SOS : encore un nouveau "complexe culturel" à Marseille

Lundi 8 octobre, au conseil municipal de Marseille, sera discuté le processus d’attribution du fort d’Entrecasteaux, ce grand bâtiment près du Vieux Port, destiné à devenir une grande infrastructure culturelle (encore une !). Il est prévu que le lieu soit attribué au "groupe SOS", qui se décrit lui-même comme une structure "d’innovation sociale" de "l’économie sociale et solidaire". Cet article revient sur le projet en cours, et sur le groupe qui le porte.

Le 6 octobre 2018, un article de la presse locale se félicite de la probable ré-ouverture des portes du fort d’Entrecasteaux. Le fort d’Entrecasteaux, c’est ce grand bâtiment en pierres qui surplombe le Vieux Port.

Le site appartient à la ville de Marseille depuis 2010,et lundi 8 octobre, en conseil municipal, sera votée la décision d’en laisser la gestion et le développement à la structure "groupe SOS".

Le projet de la ville est, une fois de plus, gigantesque, et s’adresse, une fois de plus, à une partie bien spécifique de la population. Il s’agit d’y ouvrir "un café culturel, un bar, des lieux de restauration, une brasserie, un drugstore et même une microferme où seront cultivés des produits locaux" [1]. Le lieu est par ailleurs destiné à devenir un lieu d’art contemporain, d’expositions de "structures monumentales" et "d’œuvres participatives", et y sera installé un "espace de réalité virtuelle permettant d’explorer l’histoire du fort".

On retrouve ici les grands invariants du discours de la ville depuis Marseille 2013, capitale de la culture. Il s’agit de faire de Marseille une ville vendeuse car artistique, alternative, à l’image de ce qui était dit de Berlin il y a quelques années : "pauvre, mais sexy".
Depuis 2013, on a ainsi pu voir fleurir les projets participatifs, les projets "quartiers créatifs", les installations d’art contemporain visant à reproduire des trajectoires de migrant-e-s dans la cour de la friche de la belle de mai, les expositions de street art et de graff dans d’anciens squat que la police vient à peine d’expulser, des espaces ouverts aux habitant-e-s seulement pendant la durée d’une exposition, alors qu’il n’y a aucun espace vert ouvert dans le quartier...
Le fort d’Entrecasteaux sera donc un espace culturel de plus. Cette fois-ci, il n’est pas destiné à alimenter le côté "alternatif" de la politique culturelle de la ville. Il sera clairement à destination des populations les plus aisées, et des touristes qui se seraient lassés des terrasses du port.

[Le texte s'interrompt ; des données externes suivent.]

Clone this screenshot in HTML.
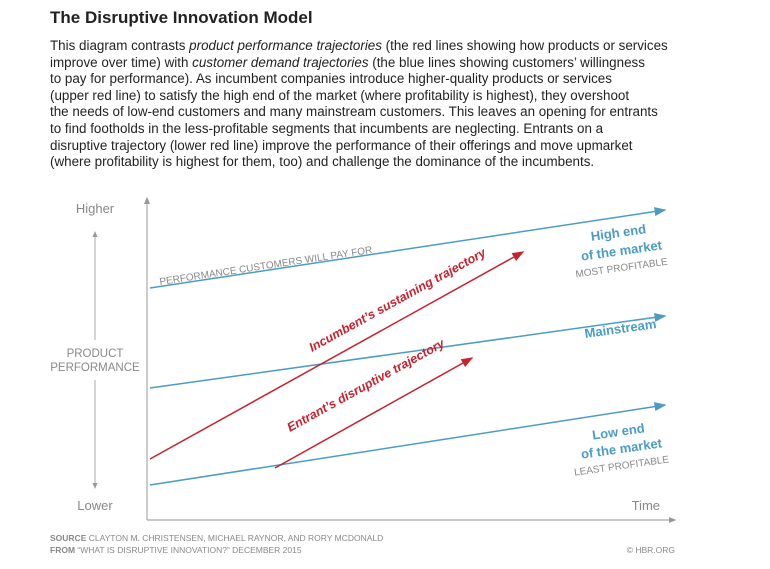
<!DOCTYPE html>
<html><head><meta charset="utf-8"><style>
body{margin:0;width:770px;height:569px;background:#fff;overflow:hidden;font-family:"Liberation Sans",sans-serif;}
h1{position:absolute;left:50px;top:8px;margin:0;font-size:17px;font-weight:bold;color:#222;}
p{position:absolute;left:50px;top:38px;margin:0;font-size:13.4px;line-height:16.6px;color:#222;white-space:nowrap;}
svg{position:absolute;left:0;top:0}
</style></head><body>
<h1>The Disruptive Innovation Model</h1>
<p>This diagram contrasts <i>product performance trajectories</i> (the red lines showing how products or services<br>improve over time) with <i>customer demand trajectories</i> (the blue lines showing customers’ willingness<br>to pay for performance). As incumbent companies introduce higher-quality products or services<br>(upper red line) to satisfy the high end of the market (where profitability is highest), they overshoot<br>the needs of low-end customers and many mainstream customers. This leaves an opening for entrants<br>to find footholds in the less-profitable segments that incumbents are neglecting. Entrants on a<br>disruptive trajectory (lower red line) improve the performance of their offerings and move upmarket<br>(where profitability is highest for them, too) and challenge the dominance of the incumbents.</p>
<svg width="770" height="569" font-family="Liberation Sans, sans-serif">
<defs>
<marker id="b" markerWidth="8" markerHeight="6" refX="7" refY="3" orient="auto"><path d="M0,0L8,3L0,6z" fill="#4a9cc4"/></marker>
<marker id="r" markerWidth="8" markerHeight="6" refX="7" refY="3" orient="auto"><path d="M0,0L8,3L0,6z" fill="#c8202c"/></marker>
<marker id="g" markerWidth="6" markerHeight="5" refX="5" refY="2.5" orient="auto"><path d="M0,0L6,2.5L0,5z" fill="#999"/></marker>
</defs>
<line x1="147" y1="520" x2="147" y2="198" stroke="#aaa" stroke-width="1.2" marker-end="url(#g)"/>
<line x1="147" y1="520" x2="675" y2="520" stroke="#aaa" stroke-width="1.2" marker-end="url(#g)"/>
<line x1="95" y1="340" x2="95" y2="232" stroke="#aaa" marker-end="url(#g)"/>
<line x1="95" y1="380" x2="95" y2="488" stroke="#aaa" marker-end="url(#g)"/>
<text x="95" y="213" font-size="13" fill="#888" text-anchor="middle">Higher</text>
<text x="95" y="510" font-size="13" fill="#888" text-anchor="middle">Lower</text>
<text x="95" y="357" font-size="11.5" fill="#888" text-anchor="middle">PRODUCT</text>
<text x="95" y="371" font-size="11.5" fill="#888" text-anchor="middle">PERFORMANCE</text>
<text x="660" y="510" font-size="13" fill="#888" text-anchor="end">Time</text>
<line x1="150" y1="288" x2="665" y2="210" stroke="#4a9cc4" stroke-width="1.5" marker-end="url(#b)"/>
<line x1="150" y1="388" x2="665" y2="316" stroke="#4a9cc4" stroke-width="1.5" marker-end="url(#b)"/>
<line x1="150" y1="485" x2="665" y2="405" stroke="#4a9cc4" stroke-width="1.5" marker-end="url(#b)"/>
<line x1="150" y1="459" x2="523" y2="252" stroke="#c8202c" stroke-width="1.5" marker-end="url(#r)"/>
<line x1="275" y1="468" x2="472" y2="358" stroke="#c8202c" stroke-width="1.5" marker-end="url(#r)"/>
<text transform="translate(160,285) rotate(-8.6)" font-size="10" fill="#888">PERFORMANCE CUSTOMERS WILL PAY FOR</text>
<text transform="translate(312,352) rotate(-29)" font-size="12.5" font-weight="bold" font-style="italic" fill="#c8202c">Incumbent’s sustaining trajectory</text>
<text transform="translate(290,432) rotate(-29)" font-size="12.5" font-weight="bold" font-style="italic" fill="#c8202c">Entrant’s disruptive trajectory</text>
<g fill="#4a9cc4" font-weight="bold" font-size="13" text-anchor="middle">
<text transform="translate(619,237) rotate(-8)">High end</text>
<text transform="translate(622,255) rotate(-8)">of the market</text>
<text transform="translate(621,333) rotate(-8)">Mainstream</text>
<text transform="translate(619,436) rotate(-8)">Low end</text>
<text transform="translate(622,453) rotate(-8)">of the market</text>
</g>
<text transform="translate(622,271) rotate(-8)" font-size="10" fill="#888" text-anchor="middle">MOST PROFITABLE</text>
<text transform="translate(622,469) rotate(-8)" font-size="10" fill="#888" text-anchor="middle">LEAST PROFITABLE</text>
<g font-size="8.5" fill="#888">
<text x="50" y="541"><tspan font-weight="bold">SOURCE</tspan>  CLAYTON M. CHRISTENSEN, MICHAEL RAYNOR, AND RORY MCDONALD</text>
<text x="50" y="553"><tspan font-weight="bold">FROM</tspan>  “WHAT IS DISRUPTIVE INNOVATION?” DECEMBER 2015</text>
<text x="675" y="553" text-anchor="end">© HBR.ORG</text>
</g>
</svg>
</body></html>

photo prise après une action à Paris

En plus d’être écœuré-e-s de ce trop plein d’alternatif subventionné, de culture légitime et bourgeoise, de "créativité" et "d’innovation", on souhaitait ici donner quelques infos sur qui est le futur repreneur de cet espace.

Le "groupe SOS" est un mastodonte de l’action sociale, de "l’économie sociale et solidaire", qui petit à petit rattache à lui de nombreuses associations, des maisons de retraites, des centres d’hébergements. Dirigé par un proche de Macron, le groupe génère 650 millions de chiffre d’affaires sur une année.
Il rachète petit à petit toutes les structures vacillantes ou déficitaires, et s’étend dans des champs d’action de plus en plus large, allant de la culture au médico-social. En février 2017, le journal Le Ravi avait consacré un article au développement du groupe, et à ses pratiques ultra capitalistes.
Les conditions de travail des salarié-e-s sont régulièrement dénoncées, aux prud’hommes comme dans des témoignages relayés par la presse.

Le groupe SOS est par ailleurs une des associations qui collabore activement avec la politique de chasse aux migrant-e-s mise en place par l’Etat. Ils ont participé aux discussions sur la circulaire Collomb. En février 2014, leurs locaux parisiens ont été occupés par la commission mobilisation du travail social.

Ce seront donc désormais eux les gestionnaires du fort D’entrecasteaux, et leur extension à Marseille semble aussi rapide que discrète.

Alors on souhaitait relayer l’information, et dire et redire qu’elle a beau être "sociale et solidaire", l’économie, c’est l’économie. Et qu’associatif ou non, un patron est un patron.